Though I am a linguist who has worked on several languages over the years, one of the languages (or language groups) that I have spent the most time studying is Triqui. There are three major Triqui languages (Copala, Itunyoso, and Chicahuaxtla) and though the latter two have some degree of mutual intelligibility, the Copala dialect/language is mostly unintelligible to speakers of the other two dialects/languages.
There are all sorts of interesting things about these languages and about indigenous languages in Mexico, more generally. However, one of the persistent questions I get asked is about the name of the language itself - "is it Trique [ˈtʰɹike] or Triqui [ˈtʰɹiki]?" The answer to this is rather simple - in Spanish used by both Triqui speakers and non-Triqui speakers in Mexico, it's [ˈtɾiki]. So, the closest equivalent in English is [ˈtʰɹiki], with a final [i] sound.
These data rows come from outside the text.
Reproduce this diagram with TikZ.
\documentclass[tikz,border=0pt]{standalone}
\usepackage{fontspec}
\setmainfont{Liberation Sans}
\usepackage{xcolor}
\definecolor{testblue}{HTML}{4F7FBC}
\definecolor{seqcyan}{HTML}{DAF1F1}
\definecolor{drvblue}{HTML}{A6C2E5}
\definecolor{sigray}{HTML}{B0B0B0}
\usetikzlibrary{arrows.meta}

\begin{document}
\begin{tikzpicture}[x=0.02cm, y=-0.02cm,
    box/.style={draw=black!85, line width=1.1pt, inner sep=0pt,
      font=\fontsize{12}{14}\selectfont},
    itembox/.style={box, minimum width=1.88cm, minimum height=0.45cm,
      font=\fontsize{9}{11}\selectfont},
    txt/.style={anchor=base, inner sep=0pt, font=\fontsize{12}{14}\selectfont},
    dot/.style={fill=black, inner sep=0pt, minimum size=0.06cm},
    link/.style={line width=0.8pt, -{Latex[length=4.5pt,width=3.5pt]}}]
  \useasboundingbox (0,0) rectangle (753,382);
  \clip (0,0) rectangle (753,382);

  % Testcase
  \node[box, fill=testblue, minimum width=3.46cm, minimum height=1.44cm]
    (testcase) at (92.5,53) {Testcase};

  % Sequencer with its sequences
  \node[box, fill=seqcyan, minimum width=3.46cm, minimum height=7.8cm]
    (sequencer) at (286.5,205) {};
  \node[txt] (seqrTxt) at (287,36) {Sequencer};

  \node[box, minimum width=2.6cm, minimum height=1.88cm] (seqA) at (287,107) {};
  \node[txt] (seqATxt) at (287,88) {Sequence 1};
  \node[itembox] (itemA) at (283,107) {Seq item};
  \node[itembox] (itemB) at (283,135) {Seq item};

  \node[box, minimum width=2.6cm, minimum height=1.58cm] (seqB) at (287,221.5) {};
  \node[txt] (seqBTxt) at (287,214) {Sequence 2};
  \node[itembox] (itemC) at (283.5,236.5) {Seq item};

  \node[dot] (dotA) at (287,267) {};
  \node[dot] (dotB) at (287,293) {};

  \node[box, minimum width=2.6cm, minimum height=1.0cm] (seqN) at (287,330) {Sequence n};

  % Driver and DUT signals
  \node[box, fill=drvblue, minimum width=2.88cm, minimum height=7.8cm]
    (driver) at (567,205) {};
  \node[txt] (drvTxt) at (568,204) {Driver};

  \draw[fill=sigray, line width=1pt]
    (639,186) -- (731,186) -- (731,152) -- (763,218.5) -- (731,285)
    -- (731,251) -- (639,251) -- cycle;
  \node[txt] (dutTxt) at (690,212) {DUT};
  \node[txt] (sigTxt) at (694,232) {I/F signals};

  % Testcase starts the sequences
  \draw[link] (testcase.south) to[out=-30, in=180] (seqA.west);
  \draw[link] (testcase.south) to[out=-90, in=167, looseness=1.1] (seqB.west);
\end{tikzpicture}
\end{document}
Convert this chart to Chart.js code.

But the follow-up question is usually "Why is it spelled with an "e" then?" To understand this, it's necessary to understand a little bit about dialectal differences in the languages and linguistic practice into the 20th century. To begin, the name of the language ostensibly comes from a spanification (or castellanización) of the Triqui phrase /tʂeh³ (k)kɨh³/, 'father/padre + mountainside/monte', meaning something like 'father of the mountain' in the Chicahuaxtla dialect, though this is a bit debatable. There is another word /tʂːeh³²/ (Itunyoso) or /tʂeh³²/ (Chicahuaxtla and Copala) meaning 'camino' or 'road/path.' So, the name itself may have come from a phrase meaning 'the path of the mountainside.'
One thing to notice is that the Chicahuaxtla dialect retains the central vowel /ɨ/ where it has merged with /i/ in the Itunyoso dialect and, in some contexts, with /u/ in the Copala dialect. So, the word for 'mountainside/monte' retains this vowel in Chicahuaxtla where the word is /kːih³/ in Itunyoso Triqui and /kih³/ in Copala Triqui. This vowel also exists in many Mixtec languages (Triqui is Mixtecan) and is reconstructed for Proto-Mixtec (Josserand, 1983).
The first Triqui language to be described was the Chicahuaxtla dialect (Belmar 1897) and he wrote the name of the language as Trique. Now, Belmar was not particularly adept at transcribing many of the nuanced phonetic details of many languages. His tonal transcription is non-existent and he misses many important suprasegmental contrasts. However, he chose "e" here because he heard a difference between /i/ and /ɨ/ and it was customary at the time to transcribe this latter vowel with "e." This practice goes back to very early Mixtecan/Otomanguean philology - the Dominican friar Antonio de los Reyes (1593) used "e" to transcribe this vowel in Teposcolula Mixtec. So, the six historical Mixtec vowels are, at least in old historical sources, transcribed as /i/ "i", /e/ "ai", /a/ "a", /o/ "o", /u/ "u", /ɨ/ "e." The IPA certainly did not exist during Belmar's time and this practice is simply an extension of a Mexican philological tradition.
Incidentally, the use of 'e' for transcribing mid back unrounded vowels is not limited to languages in Mexico. The romanization of Chinese, called pinyin, uses "e" for the vowel /ɤ/, found in many Chinese languages. This practice in fact seems to go back to earlier romanizations of Chinese and, in fact, the earliest grammar of Chinese was Arte de la lengua Mandarina, written by another Dominican friar, Francisco Varo. Though, as far as I can tell, he did not use "e" in his romanization of Chinese - that came later.
The earliest work on Triqui written in English is Longacre (1952) and he must have simply taken the practice of writing the language with an "e" from Belmar and other Spanish sources. Nowadays, it is written with an "i" in Spanish. Though, due to older sources using an "e", such as all work by Hollenbach on the Copala dialect, from 1973 to 1992, the spelling with an "e" has stuck around.
References:
Belmar, F. (1897). Lenguas del Estado de Oaxaca: Ensayo sobre lengua Trique. Imprenta de Lorenzo San-Germán.
Hollenbach, B. E. (1973). La aculturación lingüística entre los triques de Copala, Oaxaca. América Indígena, 33:65–95.
Hollenbach, B. E. (1992). A syntactic sketch of Copala Trique. In Bradley, C. H. and Hollenbach, B. E., editors, Studies in the syntax of Mixtecan Languages, volume 4. Dallas: Summer Institute of Linguistics and University of Texas at Arlington.
Josserand, J. K. (1983). Mixtec Dialect History. PhD thesis, Tulane University.
de Los Reyes, F. A. (1593). Arte en Lengua Mixteca. Casa de Pedro Balli, Mexico, Comte H. de Charencey edition.
Longacre, R. E. (1952). Five phonemic pitch levels in Trique. Acta Linguistica, 7:62–81.